Boston Public Library © Elise Grinstead 2012
 
“What matters supremely, therefore, is not in the last analysis, the fact that I know God, but the larger fact which underlies it—the fact that he knows me. I am graven on the palms of his hands. I am never out of his mind. All my knowledge of him depends on his sustained initiative in knowing me. I know him because he first knew me, and continues to know me. He knows me as a friend, one who loves me, and there is no moment when his eye is off me, or his attention distracted from me, and no moment, therefore, when his care falters. This is momentous knowledge. There is unspeakable comfort—the sort of comfort that energizes, be it said, not enervates—in knowing that God is constantly taking knowledge of me in love and watching over me for my good. There is tremendous relief in knowing that his love to me is utterly realistic, based at every point on prior knowledge of the worst about me, so that no discovery now can disillusion him about me, in the way I am so often disillusioned about myself, and quench his determination to bless me.” –JI Packer

In the first few months of living in NYC, there was a lot of listening. I feel these past few months have been more full of talking/responding. These past few months have been full of looking to abide in the Lord, resting when He allows, praying prompted or not, and moving forward in faith as He calls and leads. If the resounding lesson had to be wrapped up in one statement, it would be “I trust You. There is never any reason to doubt You to be any less than who You are. I know You.”
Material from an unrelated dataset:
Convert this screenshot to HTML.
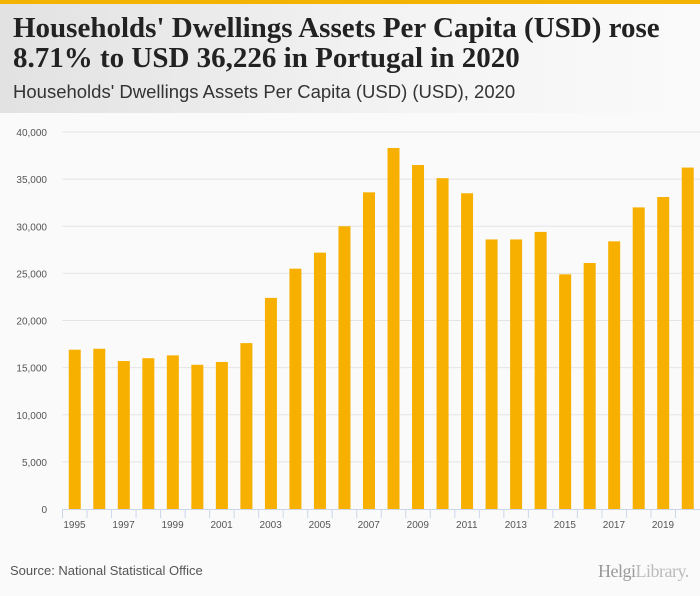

Yes, I know the Lord, and praise Him that I do. Praise Him that by His grace and strength, I may leave the elementary teachings of the Lord and move on toward maturity (Hebrews 6). Yet, in all the attempts to defy the culture’s manner of seeking to know and gratify the self, still it trickles in.

I know the Lord.” And, I seek to understand myself better through the Lord’s eyes. It all sounds good—and even right—yet I am missing the deeper point to reach. It should not start with I or me. It should start with Him. My perception is so limited. Why should I start with myself and seek feebly to grow it? Why do I not start with Him who knows me and seek Him first instead? Out of that pursuit, I can trust Him to reveal what He will and what He deems worthy for me to know. I can trust the discernment given by the Holy Spirit in my words, actions, and thoughts. As I seek Him first and abide in Him, it is there full life is found, a fount never running dry. My thoughts and life should start and end with Him as the source.

Too, in my relationships, it should not be about what I think I know of this person or what I assume. It should be about seeking the Lord’s wisdom and revelation of who He sees this person to be. My perception is so limited. Why should I start with myself and seek to understand out of me? Why do I not start with Him who knows others and seek Him for understanding first instead? Out of that pursuit, I can trust Him to reveal what He will about that person and what He deems worthy for me to know. I can trust the discernment given by the Holy Spirit in my words, actions, and thoughts about that person. As I seek Him first and abide in Him, it is there fullness of relationships as they are designed to be are found, driven by the One who knows us both fully. My relationships in my life should start and end with Him as the source.

“Do I turn to what God says or to my own fears? Am I simply repeating what God says, or am I learning to truly hear Him and then to respond after I have heard what He says?”
-Oswald Chambers

I pray that I would seek to listen and then respond. It is this stage of growing into maturity that I must grow more consistent in. This relationship with the Lord is not just a recitation back to Him of what I know Him to be. He is unchanging. My faith can always rest secure in Him. I am the sinner. I am the one always changing. This relationship with the Lord is dynamic in that He desires to refine me, shape me, lead me, teach me. If I only speak and not listen, I am a broken record, never moving onto further depth.

Yes, I know the Lord, and praise Him that I do. But now, let me seek to listen, to hear, to be willing to let this concept I have of self be changed according to His measure—whether it be small or great. He knows me. In his book all my days are written, every single one of them (Psalm 139:16). As I seek to truly hear Him, then may my response come after I have heard what He says, not before. If he chooses to be quiet, then too, in His quietness I may trust (Isaiah 30:15).